--- Task to carry out ---
Search the listing below for the string "with" and copy every line where it occurs.

--- Available data ---
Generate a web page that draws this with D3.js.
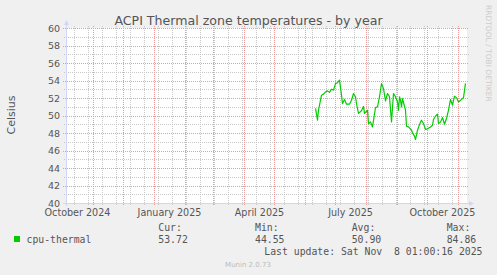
<!DOCTYPE html>
<html>
<head>
<meta charset="utf-8">
<script src="https://cdn.jsdelivr.net/npm/d3@7"></script>
<style>
body { margin: 0; background: #f0f0f0; }
svg { display: block; }
text { font-family: "DejaVu Sans", sans-serif; fill: #555; }
.mono { font-family: "DejaVu Sans Mono", monospace; white-space: pre; }
</style>
</head>
<body>
<div id="chart"></div>
<script>
// values (cpu-thermal, Celsius)
var dates = [
  "2025-06-11","2025-06-13","2025-06-14","2025-06-17","2025-06-19","2025-06-21","2025-06-23","2025-06-25",
  "2025-06-27","2025-06-29","2025-07-01","2025-07-03","2025-07-05","2025-07-07","2025-07-08","2025-07-10",
  "2025-07-12","2025-07-15","2025-07-17","2025-07-19","2025-07-21","2025-07-22","2025-07-24","2025-07-27",
  "2025-07-29","2025-07-30","2025-08-02","2025-08-03","2025-08-05","2025-08-07","2025-08-10","2025-08-12",
  "2025-08-14","2025-08-16","2025-08-18","2025-08-20","2025-08-22","2025-08-24","2025-08-26","2025-08-28",
  "2025-08-30","2025-09-01","2025-09-02","2025-09-03","2025-09-04","2025-09-05","2025-09-06","2025-09-09",
  "2025-09-10","2025-09-12","2025-09-15","2025-09-16","2025-09-18","2025-09-19","2025-09-21","2025-09-24",
  "2025-09-25","2025-09-27","2025-09-29","2025-10-01","2025-10-04","2025-10-06","2025-10-07","2025-10-09",
  "2025-10-11","2025-10-12","2025-10-14","2025-10-16","2025-10-18","2025-10-20","2025-10-22","2025-10-24",
  "2025-10-26","2025-10-28","2025-10-30","2025-11-01","2025-11-04","2025-11-06","2025-11-08"
]
var temps = [
  50.86,49.52,50.66,52.38,52.5,52.75,52.87,52.7,
  53.06,52.95,53.7,53.8,54.1,52.4,51.4,51.9,
  51.35,51.35,51.8,52.57,52.2,51.4,50.3,50.6,
  51.1,50.3,50.66,49.1,49.33,48.75,50.97,51.04,
  52.2,53.7,53.14,51.73,52.57,52.2,49.33,52.57,
  52.2,51.6,50.66,52.2,51.8,51.04,52.0,50.66,
  48.83,48.75,48.38,48.07,47.7,47.3,48.38,49.33,
  49.52,49.14,48.46,48.53,48.75,48.95,49.6,49.97,
  50.2,49.14,49.3,49.83,49.06,49.71,50.66,51.9,
  51.23,52.26,52.1,51.6,51.9,52.1,53.72
]
var yMajorTicks = [40, 42, 44, 46, 48, 50, 52, 54, 56, 58, 60]
var labelMonths = ["2024-10-01", "2025-01-01", "2025-04-01", "2025-07-01", "2025-10-01"]
var legendHeads = ["Cur:", "Min:", "Avg:", "Max:"]
var legendValues = ["53.72", "44.55", "50.90", "84.86"]
var seriesName = "cpu-thermal"
var lastUpdate = "Last update: Sat Nov  8 01:00:16 2025"

var width = 497, height = 275
// plot area (window.top is read-only, so no "top" here)
var pLeft = 66, pRight = 466, pTop = 28, pBottom = 203

var parse = d3.utcParse("%Y-%m-%d")
var start = parse("2024-10-05"), end = parse("2025-11-09")

var x = d3.scaleUtc().domain([start, end]).range([pLeft + 0.5, pRight + 0.5])
var y = d3.scaleLinear().domain([40, 60]).range([pBottom + 0.5, pTop + 0.5])

function crisp(v) { return Math.round(v - 0.5) + 0.5 }

var svg = d3.select("#chart").append("svg")
  .attr("width", width)
  .attr("height", height)

svg.append("rect")
  .attr("width", width).attr("height", height)
  .attr("fill", "#f0f0f0")

// canvas
svg.append("rect")
  .attr("x", pLeft).attr("y", pTop)
  .attr("width", pRight - pLeft + 1).attr("height", pBottom - pTop + 1)
  .attr("fill", "#ffffff")

var grid = svg.append("g")

// minor grid, every two weeks (vertical) and every degree (horizontal)
var minorX = d3.utcDay.range(parse("2024-10-13"), end, 14)
grid.selectAll(".vmin").data(minorX).enter().append("line")
  .attr("x1", d => crisp(x(d))).attr("x2", d => crisp(x(d)))
  .attr("y1", pTop - 2).attr("y2", pBottom + 3)
  .attr("stroke", "#c8c8c8").attr("stroke-dasharray", "1,1")

var minorY = d3.range(41, 60, 2)
grid.selectAll(".hmin").data(minorY).enter().append("line")
  .attr("x1", pLeft - 2).attr("x2", pRight + 3)
  .attr("y1", d => crisp(y(d))).attr("y2", d => crisp(y(d)))
  .attr("stroke", "#c8c8c8").attr("stroke-dasharray", "1,1")

// major grid
var majorX = d3.utcMonth.range(start, end)
grid.selectAll(".vmaj").data(majorX).enter().append("line")
  .attr("x1", d => crisp(x(d))).attr("x2", d => crisp(x(d)))
  .attr("y1", pTop - 2).attr("y2", pBottom + 3)
  .attr("stroke", "#ee9a9a").attr("stroke-dasharray", "1,1")

grid.selectAll(".hmaj").data(yMajorTicks).enter().append("line")
  .attr("x1", pLeft - 3).attr("x2", pRight + 3)
  .attr("y1", d => crisp(y(d))).attr("y2", d => crisp(y(d)))
  .attr("stroke", "#ee9a9a").attr("stroke-dasharray", "1,1")

// axes with arrows
var axisColor = "#cfd6f8"
svg.append("line")
  .attr("x1", pLeft + 0.5).attr("x2", pLeft + 0.5)
  .attr("y1", pBottom + 3).attr("y2", pTop - 5)
  .attr("stroke", axisColor)
svg.append("path")
  .attr("d", "M" + (pLeft - 2) + "," + (pTop - 3) + "L" + (pLeft + 3) + "," + (pTop - 3) + "L" + (pLeft + 0.5) + "," + (pTop - 8) + "Z")
  .attr("fill", axisColor)
svg.append("line")
  .attr("x1", pLeft - 3).attr("x2", pRight + 5)
  .attr("y1", pBottom + 0.5).attr("y2", pBottom + 0.5)
  .attr("stroke", axisColor)
svg.append("path")
  .attr("d", "M" + (pRight + 3) + "," + (pBottom - 2) + "L" + (pRight + 3) + "," + (pBottom + 3) + "L" + (pRight + 8) + "," + (pBottom + 0.5) + "Z")
  .attr("fill", axisColor)

// tick labels
svg.selectAll(".ylab").data(yMajorTicks).enter().append("text")
  .attr("x", 60).attr("y", d => y(d)).attr("dy", "0.36em")
  .attr("text-anchor", "end")
  .style("font-size", "9.5px")
  .text(d => d)

var fmtMonth = d3.utcFormat("%B %Y")
svg.selectAll(".xlab").data(labelMonths.map(parse)).enter().append("text")
  .attr("x", d => x(d3.utcDay.offset(d, 15)))
  .attr("y", 215.5)
  .attr("text-anchor", "middle")
  .style("font-size", "9.6px")
  .text(d => fmtMonth(d))

// the series
var points = dates.map((d, i) => ({ date: parse(d), value: temps[i] }))
var line = d3.line()
  .x(d => x(d.date))
  .y(d => y(d.value))
svg.append("path")
  .datum(points)
  .attr("d", line)
  .attr("fill", "none")
  .attr("stroke", "#00cc00")
  .attr("stroke-width", 1.2)
  .attr("stroke-linejoin", "round")

// titles
svg.append("text")
  .attr("x", width / 2).attr("y", 24.5)
  .attr("text-anchor", "middle")
  .style("font-size", "12.6px")
  .text("ACPI Thermal zone temperatures - by year")

svg.append("text")
  .attr("transform", "translate(15,115) rotate(-90)")
  .attr("text-anchor", "middle")
  .style("font-size", "11px")
  .text("Celsius")

svg.append("text")
  .attr("transform", "translate(485.5,5) rotate(90)")
  .style("font-size", "7.5px")
  .style("fill", "#cccccc")
  .text("RRDTOOL / TOBI OETIKER")

// legend
svg.append("rect")
  .attr("x", 14).attr("y", 236)
  .attr("width", 6).attr("height", 6)
  .attr("fill", "#00cc00")

svg.append("text").attr("class", "mono")
  .attr("x", 26.5).attr("y", 242.8)
  .style("font-size", "9.8px")
  .text(seriesName)

var colX = [158.3, 255, 351.7, 446.7]
svg.selectAll(".lhead").data(legendHeads).enter().append("text")
  .attr("class", "mono")
  .attr("x", (d, i) => colX[i]).attr("y", 231)
  .style("font-size", "9.8px")
  .text(d => d)
svg.selectAll(".lval").data(legendValues).enter().append("text")
  .attr("class", "mono")
  .attr("x", (d, i) => colX[i]).attr("y", 242.8)
  .style("font-size", "9.8px")
  .text(d => d)

svg.append("text").attr("class", "mono")
  .attr("x", 482.5).attr("y", 255)
  .attr("text-anchor", "end")
  .style("font-size", "9.8px")
  .text(lastUpdate)

svg.append("text")
  .attr("x", 248).attr("y", 267)
  .attr("text-anchor", "middle")
  .style("font-size", "7px")
  .style("fill", "#bbbbbb")
  .text("Munin 2.0.73")
</script>
</body>
</html>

--- Task solution ---
Generate a web page that draws this with D3.js.
// axes with arrows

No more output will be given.